Articles, advice and tips for fathers - Reluctant Dad

Why do babies cry so much?

Babies cry. They’re not like those TV kids you see on “Everybody Loves Raymond” and such. Actually you hardly ever see those kids much. Which is why it’s not real. It’s TV. TV shows that depict children as quiet, unobtrusive and absent most of the time should be sued. I think women are more emotionally involved in the television programs they watch, and are able to project themselves into the situations depicted. Hence, they think having children would be like it is on TV. Witty and full of comic possibilities. I suppose that it’s possible your children will be enjoyable for a total of 24 minutes, the estimate length on a sit-com. But spread that out over a full 24 hours and that’s only 1.67% of the day!

Anyway, the crying from a baby is a real test of endurance. And you will fail. Everyone does, not just reluctant fathers. But generally I have found my wife to have a far greater endurance for the ear drum bursting wails of an infant. I would guess that women on the whole have a greater ability to endure hardships (not financial, mind you) than men. Take the whole pregnancy thing. Who would willingly allow that to happen to them? Only a woman… and possibly some very strange men. And not to mention child birth. Come on! That’s insane. It is perpetually amazing that a woman would be willing to go through that. Sometimes more that once. Clearly there are some synapses misfiring in the female brain (the same ones presumably that weren’t registering when you said you didn’t want to have kids) for them to, almost immediately after delivering a baby, forget the whole trial that they just went through and agree to try it again (not that week, but later on at some point).

Driving with a screaming child in the back seat is perhaps the worse thing that has ever happened to me. It’s truly horrible. It’s like having a swarm of angry bees in the car whilst listening to a slightly out of tune radio station playing something you hate really loud. Makes me want to drive into a tree. There’s nothing you can do except get home and feed or change the baby as soon as possible. Of course you’ll hit every red light and get stuck behind every Sunday driver out there.

I used to hate seeing those “Baby on Board” things on cars. As if that would make much of a different to a sleeping driver of a semi-trailer or a drunk driver who probably couldn’t read that many words. But I have given serious thought to printing my own version. “Screaming Baby on Board. Get the HELL out of my way!,” seems to sum it up pretty well.

TIPS
Generally, baring illness/injury, teething, or other discomfort (lactose intolerance, for example, or needing to be burped) if a baby is crying it’s because going to be because of one of three things (or all three at once). The baby is either hungry, tired or needs a diaper change.

The you can easily check to see if a full and scary diaper is the cause of the tears. You can always try and feed the little bugger to see if he/she is starving.

For older infants who have started drinking water and juice, while still needing a large shot of satisfying milk in their daily routine, you can give them a sippy cup of water and if they start sucking that down with great gusto they’re probably hungry for milk.

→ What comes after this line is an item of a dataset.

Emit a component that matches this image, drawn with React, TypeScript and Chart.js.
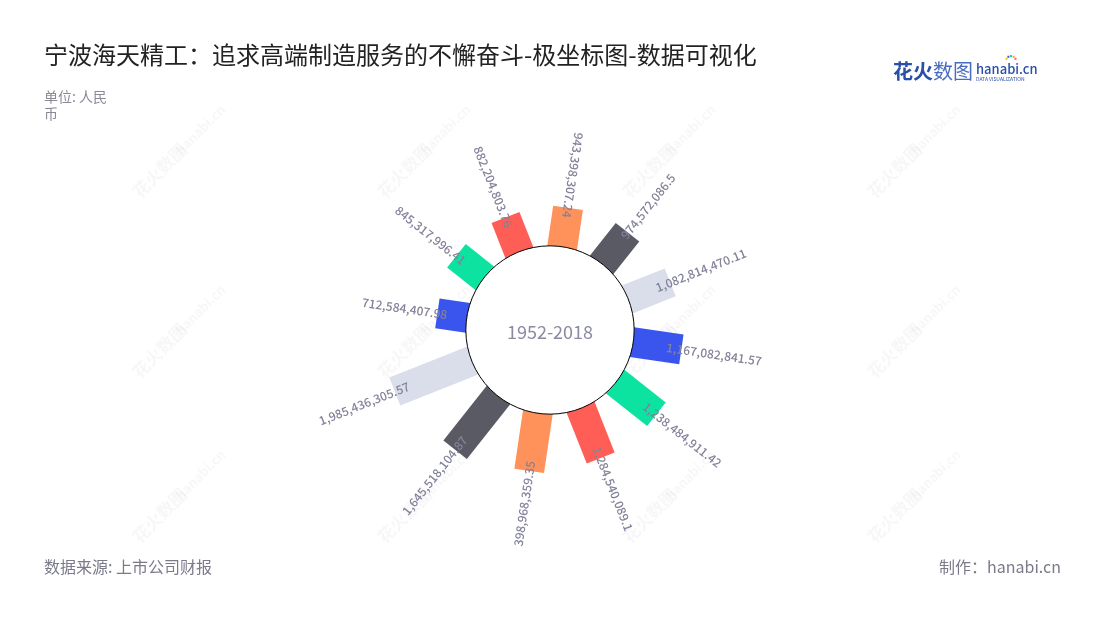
import React, { useEffect, useRef } from "react";
import { Chart, registerables } from "chart.js";

Chart.register(...registerables);

const TITLE = "宁波海天精工：追求高端制造服务的不懈奋斗-极坐标图-数据可视化";
const UNIT_LINES = ["单位: 人民", "币"];
const SOURCE = "数据来源: 上市公司财报";
const MAKER = "制作：hanabi.cn";
const CENTER_TEXT = "1952-2018";

// clockwise from the top
const values = [
  943398307.24, 974572086.5, 1082814470.11, 1167082841.57, 1238484911.42, 1284540089.1,
  1398968359.35, 1645518104.87, 1985436305.57, 712584407.98, 845317996.41, 882204803.76,
];
const valueLabels = [
  "943,398,307.24", "974,572,086.5", "1,082,814,470.11", "1,167,082,841.57", "1,238,484,911.42", "1,284,540,089.1",
  "398,968,359.35", "1,645,518,104.87", "1,985,436,305.57", "712,584,407.98", "845,317,996.41", "882,204,803.76",
];
const barColors = ["#FF915A", "#5A5A64", "#DADEEA", "#3A55EE", "#0CE3A1", "#FF5E57"];

const START_ANGLE = 8.4;
const STEP_ANGLE = 30;
const HOLE = 2.02e9;
const RANGE = 4.8e9;
const FONT = '"Noto Sans CJK SC", "Noto Sans", sans-serif';

const angleOf = (i: number) => ((START_ANGLE + STEP_ANGLE * i) * Math.PI) / 180;

export default function App() {
  const ref = useRef<HTMLCanvasElement | null>(null);

  useEffect(() => {
    const canvas = ref.current;
    if (!canvas) return;

    const datasets = values.map((v, i) => {
      const a = angleOf(i);
      const rIn = HOLE * 0.8;
      const rOut = HOLE + v;
      return {
        label: valueLabels[i],
        data: [
          { x: rIn * Math.sin(a), y: rIn * Math.cos(a) },
          { x: rOut * Math.sin(a), y: rOut * Math.cos(a) },
        ],
        showLine: true,
        borderColor: barColors[i % barColors.length],
        backgroundColor: barColors[i % barColors.length],
        borderWidth: 30,
        borderCapStyle: "butt" as const,
        pointRadius: 0,
        pointHoverRadius: 0,
      };
    });

    const decor = {
      id: "decor",
      beforeDraw(chart: any) {
        const ctx = chart.ctx;
        ctx.save();
        ctx.fillStyle = "#ffffff";
        ctx.fillRect(0, 0, chart.width, chart.height);
        // watermarks
        ctx.fillStyle = "rgba(170,170,180,0.09)";
        const xs = [175, 420, 665, 910];
        const ys = [155, 335, 500];
        for (const wx of xs) {
          for (const wy of ys) {
            ctx.save();
            ctx.translate(wx, wy);
            ctx.rotate(-Math.PI / 4);
            ctx.textAlign = "center";
            ctx.textBaseline = "middle";
            ctx.font = `bold 17px ${FONT}`;
            ctx.fillText("花火数图", -22, 0);
            ctx.font = `bold 13px ${FONT}`;
            ctx.fillText("hanabi.cn", 36, 0);
            ctx.restore();
          }
        }
        ctx.restore();
      },
      afterDatasetsDraw(chart: any) {
        const ctx = chart.ctx;
        const xs = chart.scales.x;
        const ys = chart.scales.y;
        const cx = xs.getPixelForValue(0);
        const cy = ys.getPixelForValue(0);
        const r = xs.getPixelForValue(HOLE) - cx;
        ctx.save();
        ctx.beginPath();
        ctx.arc(cx, cy, r, 0, Math.PI * 2);
        ctx.fillStyle = "#ffffff";
        ctx.fill();
        ctx.lineWidth = 1;
        ctx.strokeStyle = "#000000";
        ctx.stroke();

        ctx.fillStyle = "#8A8AA0";
        ctx.font = `18px ${FONT}`;
        ctx.textAlign = "center";
        ctx.textBaseline = "middle";
        ctx.fillText(CENTER_TEXT, cx, cy + 2);

        // value labels
        ctx.font = `500 12px ${FONT}`;
        ctx.fillStyle = "#82829A";
        values.forEach((v, i) => {
          const a = angleOf(i);
          const rOut = HOLE + v;
          const px = xs.getPixelForValue(rOut * Math.sin(a));
          const py = ys.getPixelForValue(rOut * Math.cos(a));
          const dx = Math.sin(a);
          const dy = -Math.cos(a);
          const lx = px + dx * 33;
          const ly = py + dy * 33;
          const deg = (START_ANGLE + STEP_ANGLE * i) % 360;
          const outward = deg > 15 && deg < 180;
          const rot = outward ? a - Math.PI / 2 : a + Math.PI / 2;
          ctx.save();
          ctx.translate(lx, ly);
          ctx.rotate(rot);
          ctx.textAlign = "center";
          ctx.textBaseline = "middle";
          ctx.fillText(valueLabels[i], 0, 0);
          ctx.restore();
        });
        ctx.restore();
      },
      afterDraw(chart: any) {
        const ctx = chart.ctx;
        ctx.save();
        ctx.textBaseline = "middle";
        ctx.textAlign = "left";
        ctx.fillStyle = "#222222";
        ctx.font = `24px ${FONT}`;
        ctx.fillText(TITLE, 44, 55);

        ctx.fillStyle = "#8A8A96";
        ctx.font = `14px ${FONT}`;
        UNIT_LINES.forEach((t, k) => ctx.fillText(t, 44, 97 + k * 17));

        ctx.fillStyle = "#7A7A8A";
        ctx.font = `16px ${FONT}`;
        ctx.fillText(SOURCE, 44, 567);
        ctx.textAlign = "right";
        ctx.fillText(MAKER, 1061, 567);

        // logo
        ctx.textAlign = "left";
        ctx.fillStyle = "#2A4FA8";
        ctx.font = `bold 20px ${FONT}`;
        ctx.fillText("花火", 893, 71);
        ctx.fillStyle = "#4A6CC0";
        ctx.font = `20px ${FONT}`;
        ctx.fillText("数图", 933, 71);
        ctx.fillStyle = "#2A4FA8";
        ctx.font = `500 13px ${FONT}`;
        ctx.fillText("hanabi.cn", 976, 69);
        ctx.font = `5px ${FONT}`;
        ctx.fillText("DATA VISUALIZATION", 976, 79);
        const sparks = ["#FF5E57", "#FF915A", "#0CE3A1", "#3A55EE", "#F5C200"];
        sparks.forEach((c, k) => {
          ctx.fillStyle = c;
          const ang = -Math.PI * (0.15 + 0.175 * k);
          ctx.fillRect(1010 + Math.cos(ang) * 5, 60 + Math.sin(ang) * 5, 2, 2);
        });
        ctx.restore();
      },
    };

    const chart = new Chart(canvas, {
      type: "scatter",
      data: { datasets },
      options: {
        animation: false,
        responsive: false,
        devicePixelRatio: 1,
        layout: { padding: { left: 350, right: 350, top: 130, bottom: 90 } },
        scales: {
          x: { type: "linear", min: -RANGE, max: RANGE, display: false },
          y: { type: "linear", min: -RANGE, max: RANGE, display: false },
        },
        plugins: {
          legend: { display: false },
          tooltip: { enabled: false },
          title: { display: false },
        },
        events: [],
      },
      plugins: [decor],
    });
    return () => chart.destroy();
  }, []);

  return (
    <div style={{ position: "absolute", left: 0, top: 0, width: 1100, height: 620 }}>
      <canvas ref={ref} width={1100} height={620} style={{ display: "block" }} />
    </div>
  );
}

If neither of these cure their whining put them to bed. Sometimes kids get tired randomly (just like they get up randomly during the night. Well, not so randomly, just when you’re getting your much needed REM sleep, or so it seems), in addition to their regular naps.

Concerning the midnight fits of loud consciousness, you kind of develop an idea of whether the kid is likely to go back to sleep or not without your intervention. Certain cries are not so frantic and seem to soothe them back to sleep. Other cries are clearly the “I’m wide awake and need something, you suckers” kind. In case food is the only thing able to settling the baby downI try to remember to measure out formula before I go to bed so all I have to do is heat the water, pour it into the powder and shake it up. It’s hard to measure properly as 2am for some reason. If the baby is nursing still, you might as well get up and fetch the kid for your partner to deal with. Remember how women have a greater endurance for hardships than men? Well that extends to being able to wait much longer than you to see if the baby goes back to sleep. You’ll get back to sleep sooner if you just get up and deal with the baby right away.

Sometimes, for these loud and alarming midnight crying fits (might have been brought on by a bad dream or the realization that you were happily sound asleep) if you get to the baby quick enough before it really sets in you can soothe the baby back to sleep without the need to feed.

OBSERVATION
I read somewhere that researches had found that the wailing of an infant is one of the most destructive sounds for the human ear (maybe that’s why baby’s scream worse the longer you leave them. They’re damaging their own ears?). At first it seems ridiculous that nature would create something that when it needs you it makes a sound so repelling. I’ve now come to the conclusion that the damaging nature of a baby’s yelling is to ensure continuation of the human race. As you become more and more deaf you become more suited to spawning additional offspring. 10 screaming kids won’t bother a deaf person as much as one crying baby would a person with normal hearing. Apparently the onus is on the first born to scream enough for you to become slightly hard of hearing and thus saving the human race from certain extinction, but not so much that you drive into a tree.